## Problem
Once the pictures are set aside, transcribe the remaining data exactly.

## Dataset content
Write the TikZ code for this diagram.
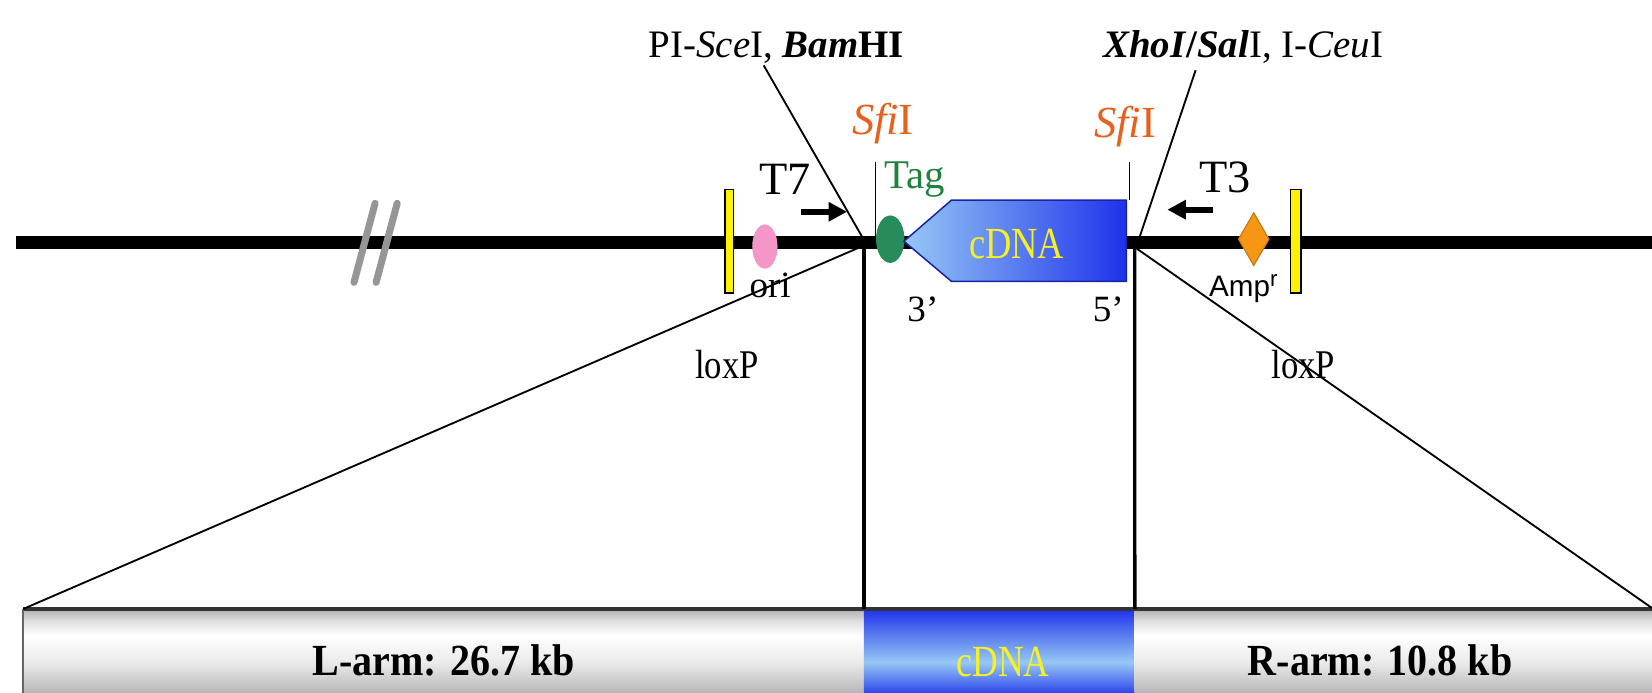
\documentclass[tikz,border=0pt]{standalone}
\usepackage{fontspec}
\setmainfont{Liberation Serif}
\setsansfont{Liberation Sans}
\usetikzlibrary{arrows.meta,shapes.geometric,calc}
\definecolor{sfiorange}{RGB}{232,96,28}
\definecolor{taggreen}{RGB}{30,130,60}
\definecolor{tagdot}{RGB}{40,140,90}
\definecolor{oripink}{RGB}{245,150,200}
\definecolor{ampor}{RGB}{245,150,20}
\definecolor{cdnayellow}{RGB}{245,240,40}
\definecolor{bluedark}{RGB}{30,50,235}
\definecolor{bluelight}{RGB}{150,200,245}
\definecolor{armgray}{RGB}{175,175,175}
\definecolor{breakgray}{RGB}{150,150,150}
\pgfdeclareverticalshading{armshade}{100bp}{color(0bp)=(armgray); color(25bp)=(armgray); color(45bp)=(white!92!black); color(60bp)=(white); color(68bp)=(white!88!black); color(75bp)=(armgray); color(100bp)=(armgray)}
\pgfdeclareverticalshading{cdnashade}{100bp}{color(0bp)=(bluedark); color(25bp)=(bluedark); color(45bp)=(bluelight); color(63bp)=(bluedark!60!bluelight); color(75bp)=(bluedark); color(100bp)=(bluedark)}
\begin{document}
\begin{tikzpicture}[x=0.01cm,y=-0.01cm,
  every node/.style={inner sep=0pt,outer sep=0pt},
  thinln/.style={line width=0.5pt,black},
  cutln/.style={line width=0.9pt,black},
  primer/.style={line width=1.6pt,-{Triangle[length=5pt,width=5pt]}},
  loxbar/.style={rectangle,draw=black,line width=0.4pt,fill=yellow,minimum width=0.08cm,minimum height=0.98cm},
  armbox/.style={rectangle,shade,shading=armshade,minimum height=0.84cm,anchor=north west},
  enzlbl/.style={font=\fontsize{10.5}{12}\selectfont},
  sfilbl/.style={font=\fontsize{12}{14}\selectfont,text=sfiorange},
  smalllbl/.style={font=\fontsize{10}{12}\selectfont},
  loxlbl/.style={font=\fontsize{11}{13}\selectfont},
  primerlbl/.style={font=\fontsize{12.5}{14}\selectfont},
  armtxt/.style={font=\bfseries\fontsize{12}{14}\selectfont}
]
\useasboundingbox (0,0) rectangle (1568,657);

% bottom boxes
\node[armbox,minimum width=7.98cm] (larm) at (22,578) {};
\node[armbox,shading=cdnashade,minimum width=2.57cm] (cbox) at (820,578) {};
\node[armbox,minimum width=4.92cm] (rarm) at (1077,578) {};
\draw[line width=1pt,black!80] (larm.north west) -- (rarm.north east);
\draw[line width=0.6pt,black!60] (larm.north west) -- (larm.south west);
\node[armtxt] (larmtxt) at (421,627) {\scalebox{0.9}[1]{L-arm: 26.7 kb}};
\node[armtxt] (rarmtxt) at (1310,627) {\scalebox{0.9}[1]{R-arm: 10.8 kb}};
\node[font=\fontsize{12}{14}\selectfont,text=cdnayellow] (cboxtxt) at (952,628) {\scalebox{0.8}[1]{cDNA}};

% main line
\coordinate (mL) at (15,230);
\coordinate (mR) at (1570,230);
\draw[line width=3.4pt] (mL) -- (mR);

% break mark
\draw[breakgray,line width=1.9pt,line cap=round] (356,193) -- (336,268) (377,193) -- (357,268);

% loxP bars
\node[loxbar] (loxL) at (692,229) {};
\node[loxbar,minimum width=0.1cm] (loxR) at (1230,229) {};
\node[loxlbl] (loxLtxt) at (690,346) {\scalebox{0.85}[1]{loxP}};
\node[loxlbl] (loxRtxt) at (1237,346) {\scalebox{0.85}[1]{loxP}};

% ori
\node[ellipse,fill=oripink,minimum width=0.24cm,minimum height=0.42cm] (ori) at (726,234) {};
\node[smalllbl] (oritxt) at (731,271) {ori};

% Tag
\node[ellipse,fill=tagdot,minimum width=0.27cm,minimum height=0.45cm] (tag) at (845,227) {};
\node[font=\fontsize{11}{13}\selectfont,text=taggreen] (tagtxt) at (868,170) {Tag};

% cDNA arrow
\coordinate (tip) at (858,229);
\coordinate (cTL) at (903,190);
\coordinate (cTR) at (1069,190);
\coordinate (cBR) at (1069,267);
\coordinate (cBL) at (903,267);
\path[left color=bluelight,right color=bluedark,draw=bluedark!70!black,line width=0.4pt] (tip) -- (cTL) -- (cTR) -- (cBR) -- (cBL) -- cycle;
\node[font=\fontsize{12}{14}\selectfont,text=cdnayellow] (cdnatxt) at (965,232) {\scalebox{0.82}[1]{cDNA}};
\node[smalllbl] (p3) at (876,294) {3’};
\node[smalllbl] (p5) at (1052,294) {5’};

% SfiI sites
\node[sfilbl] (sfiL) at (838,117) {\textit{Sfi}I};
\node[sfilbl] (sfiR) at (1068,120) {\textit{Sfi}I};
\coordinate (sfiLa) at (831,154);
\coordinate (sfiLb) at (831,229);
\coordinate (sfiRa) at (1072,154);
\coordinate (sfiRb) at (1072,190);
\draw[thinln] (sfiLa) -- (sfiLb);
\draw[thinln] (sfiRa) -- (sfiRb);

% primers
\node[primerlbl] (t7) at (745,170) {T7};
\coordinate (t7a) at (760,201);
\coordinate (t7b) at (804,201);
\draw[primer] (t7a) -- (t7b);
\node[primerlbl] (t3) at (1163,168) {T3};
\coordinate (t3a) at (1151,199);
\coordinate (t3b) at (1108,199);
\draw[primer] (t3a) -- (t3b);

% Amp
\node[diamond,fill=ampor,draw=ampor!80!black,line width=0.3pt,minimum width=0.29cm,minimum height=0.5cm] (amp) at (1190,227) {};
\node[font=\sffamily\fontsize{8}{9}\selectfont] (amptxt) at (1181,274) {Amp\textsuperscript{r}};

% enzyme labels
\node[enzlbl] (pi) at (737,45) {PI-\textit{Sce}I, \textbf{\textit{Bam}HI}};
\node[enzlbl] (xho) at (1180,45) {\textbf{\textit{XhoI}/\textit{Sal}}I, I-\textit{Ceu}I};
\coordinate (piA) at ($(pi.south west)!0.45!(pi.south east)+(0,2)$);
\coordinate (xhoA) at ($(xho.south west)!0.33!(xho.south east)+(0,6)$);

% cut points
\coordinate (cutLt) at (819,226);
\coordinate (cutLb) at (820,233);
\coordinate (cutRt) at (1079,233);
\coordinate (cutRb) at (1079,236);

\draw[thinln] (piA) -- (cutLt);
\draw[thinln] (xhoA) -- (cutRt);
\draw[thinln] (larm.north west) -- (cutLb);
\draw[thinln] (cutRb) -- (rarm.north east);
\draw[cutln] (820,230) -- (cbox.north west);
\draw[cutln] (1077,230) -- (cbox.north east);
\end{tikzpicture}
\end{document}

## Problem solution
Write the TikZ code for this diagram.
\documentclass[tikz,border=0pt]{standalone}
\usepackage{fontspec}
\setmainfont{Liberation Serif}
\setsansfont{Liberation Sans}
\usetikzlibrary{arrows.meta,shapes.geometric,calc}
\definecolor{sfiorange}{RGB}{232,96,28}
\definecolor{taggreen}{RGB}{30,130,60}
\definecolor{tagdot}{RGB}{40,140,90}
\definecolor{oripink}{RGB}{245,150,200}
\definecolor{ampor}{RGB}{245,150,20}
\definecolor{cdnayellow}{RGB}{245,240,40}
\definecolor{bluedark}{RGB}{30,50,235}
\definecolor{bluelight}{RGB}{150,200,245}
\definecolor{armgray}{RGB}{175,175,175}
\definecolor{breakgray}{RGB}{150,150,150}
\pgfdeclareverticalshading{armshade}{100bp}{color(0bp)=(armgray); color(25bp)=(armgray); color(45bp)=(white!92!black); color(60bp)=(white); color(68bp)=(white!88!black); color(75bp)=(armgray); color(100bp)=(armgray)}
\pgfdeclareverticalshading{cdnashade}{100bp}{color(0bp)=(bluedark); color(25bp)=(bluedark); color(45bp)=(bluelight); color(63bp)=(bluedark!60!bluelight); color(75bp)=(bluedark); color(100bp)=(bluedark)}
\begin{document}
\begin{tikzpicture}[x=0.01cm,y=-0.01cm,
  every node/.style={inner sep=0pt,outer sep=0pt},
  thinln/.style={line width=0.5pt,black},
  cutln/.style={line width=0.9pt,black},
  primer/.style={line width=1.6pt,-{Triangle[length=5pt,width=5pt]}},
  loxbar/.style={rectangle,draw=black,line width=0.4pt,fill=yellow,minimum width=0.08cm,minimum height=0.98cm},
  armbox/.style={rectangle,shade,shading=armshade,minimum height=0.84cm,anchor=north west},
  enzlbl/.style={font=\fontsize{10.5}{12}\selectfont},
  sfilbl/.style={font=\fontsize{12}{14}\selectfont,text=sfiorange},
  smalllbl/.style={font=\fontsize{10}{12}\selectfont},
  loxlbl/.style={font=\fontsize{11}{13}\selectfont},
  primerlbl/.style={font=\fontsize{12.5}{14}\selectfont},
  armtxt/.style={font=\bfseries\fontsize{12}{14}\selectfont}
]
\useasboundingbox (0,0) rectangle (1568,657);

% bottom boxes
\node[armbox,minimum width=7.98cm] (larm) at (22,578) {};
\node[armbox,shading=cdnashade,minimum width=2.57cm] (cbox) at (820,578) {};
\node[armbox,minimum width=4.92cm] (rarm) at (1077,578) {};
\draw[line width=1pt,black!80] (larm.north west) -- (rarm.north east);
\draw[line width=0.6pt,black!60] (larm.north west) -- (larm.south west);
\node[armtxt] (larmtxt) at (421,627) {\scalebox{0.9}[1]{L-arm: 26.7 kb}};
\node[armtxt] (rarmtxt) at (1310,627) {\scalebox{0.9}[1]{R-arm: 10.8 kb}};
\node[font=\fontsize{12}{14}\selectfont,text=cdnayellow] (cboxtxt) at (952,628) {\scalebox{0.8}[1]{cDNA}};

% main line
\coordinate (mL) at (15,230);
\coordinate (mR) at (1570,230);
\draw[line width=3.4pt] (mL) -- (mR);

% break mark
\draw[breakgray,line width=1.9pt,line cap=round] (356,193) -- (336,268) (377,193) -- (357,268);

% loxP bars
\node[loxbar] (loxL) at (692,229) {};
\node[loxbar,minimum width=0.1cm] (loxR) at (1230,229) {};
\node[loxlbl] (loxLtxt) at (690,346) {\scalebox{0.85}[1]{loxP}};
\node[loxlbl] (loxRtxt) at (1237,346) {\scalebox{0.85}[1]{loxP}};

% ori
\node[ellipse,fill=oripink,minimum width=0.24cm,minimum height=0.42cm] (ori) at (726,234) {};
\node[smalllbl] (oritxt) at (731,271) {ori};

% Tag
\node[ellipse,fill=tagdot,minimum width=0.27cm,minimum height=0.45cm] (tag) at (845,227) {};
\node[font=\fontsize{11}{13}\selectfont,text=taggreen] (tagtxt) at (868,170) {Tag};

% cDNA arrow
\coordinate (tip) at (858,229);
\coordinate (cTL) at (903,190);
\coordinate (cTR) at (1069,190);
\coordinate (cBR) at (1069,267);
\coordinate (cBL) at (903,267);
\path[left color=bluelight,right color=bluedark,draw=bluedark!70!black,line width=0.4pt] (tip) -- (cTL) -- (cTR) -- (cBR) -- (cBL) -- cycle;
\node[font=\fontsize{12}{14}\selectfont,text=cdnayellow] (cdnatxt) at (965,232) {\scalebox{0.82}[1]{cDNA}};
\node[smalllbl] (p3) at (876,294) {3’};
\node[smalllbl] (p5) at (1052,294) {5’};

% SfiI sites
\node[sfilbl] (sfiL) at (838,117) {\textit{Sfi}I};
\node[sfilbl] (sfiR) at (1068,120) {\textit{Sfi}I};
\coordinate (sfiLa) at (831,154);
\coordinate (sfiLb) at (831,229);
\coordinate (sfiRa) at (1072,154);
\coordinate (sfiRb) at (1072,190);
\draw[thinln] (sfiLa) -- (sfiLb);
\draw[thinln] (sfiRa) -- (sfiRb);

% primers
\node[primerlbl] (t7) at (745,170) {T7};
\coordinate (t7a) at (760,201);
\coordinate (t7b) at (804,201);
\draw[primer] (t7a) -- (t7b);
\node[primerlbl] (t3) at (1163,168) {T3};
\coordinate (t3a) at (1151,199);
\coordinate (t3b) at (1108,199);
\draw[primer] (t3a) -- (t3b);

% Amp
\node[diamond,fill=ampor,draw=ampor!80!black,line width=0.3pt,minimum width=0.29cm,minimum height=0.5cm] (amp) at (1190,227) {};
\node[font=\sffamily\fontsize{8}{9}\selectfont] (amptxt) at (1181,274) {Amp\textsuperscript{r}};

% enzyme labels
\node[enzlbl] (pi) at (737,45) {PI-\textit{Sce}I, \textbf{\textit{Bam}HI}};
\node[enzlbl] (xho) at (1180,45) {\textbf{\textit{XhoI}/\textit{Sal}}I, I-\textit{Ceu}I};
\coordinate (piA) at ($(pi.south west)!0.45!(pi.south east)+(0,2)$);
\coordinate (xhoA) at ($(xho.south west)!0.33!(xho.south east)+(0,6)$);

% cut points
\coordinate (cutLt) at (819,226);
\coordinate (cutLb) at (820,233);
\coordinate (cutRt) at (1079,233);
\coordinate (cutRb) at (1079,236);

\draw[thinln] (piA) -- (cutLt);
\draw[thinln] (xhoA) -- (cutRt);
\draw[thinln] (larm.north west) -- (cutLb);
\draw[thinln] (cutRb) -- (rarm.north east);
\draw[cutln] (820,230) -- (cbox.north west);
\draw[cutln] (1077,230) -- (cbox.north east);
\end{tikzpicture}
\end{document}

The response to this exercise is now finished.